6 thoughts on “How Stiff Is the Tiny Ten Versus Other Small “Tenkara” Rods?”

  1. There are some rabbit holes that even I won’t go down. I have a 240cm that I bought for my granddaughter and that is a short as I will go. It easily handles 12″ trout. However, kudos to you and others for trying the “itty bitties”.

  2. I’ve owned and used the Tiny Ten for almost a year. I’ve caught fish with it in some really tight areas that I wouldn’t have been able to with my shortest regular tenkara rod, a Suntech GM Keiryu Special 270. I find the Tiny Ten is great for slingshot casting in tight brush and fishing among boulders in tiny pools. It is stiff, but it’s also fun with a short 6 or 7 foot line.

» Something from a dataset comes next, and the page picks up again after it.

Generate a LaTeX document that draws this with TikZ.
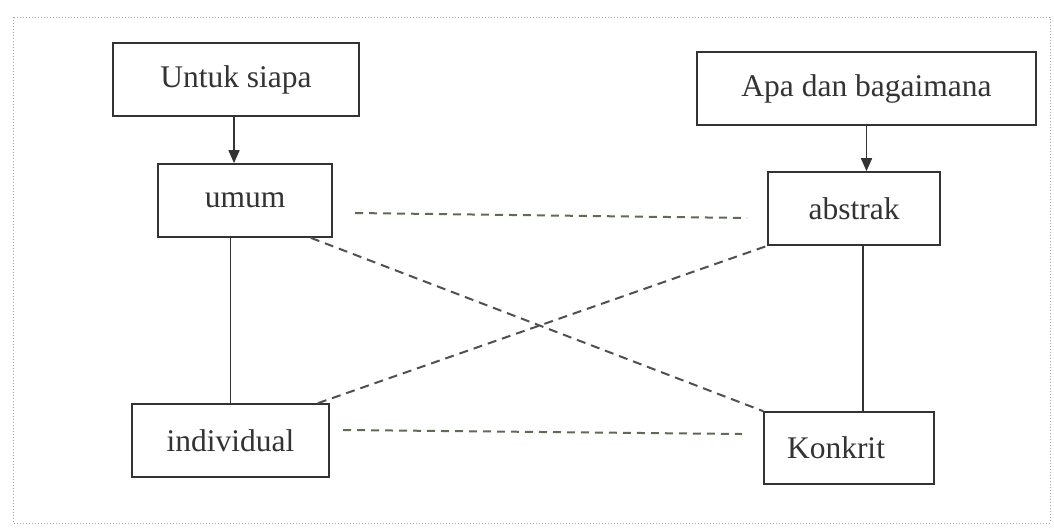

  3. I’ve caught lots of fingerling brookies — and even more yellow perch — on one of those yellow 180 cm Chinese rods that have Japan written on them near the cm number. I bought a fairly large aquarium or guppie net (5 in depth) to net the little rascals. I use a 7 or 8 ft, one lb, fluorocarbon line on it. The yellow perch in the shallows of Maine’s Lake Sebago will hit a size 16 bead-head fly with great abandon. I also have a 160 cm Japanese tanago rod that I have used to catch 4 to 7 in smelt. And that little rod wasn’t cheap.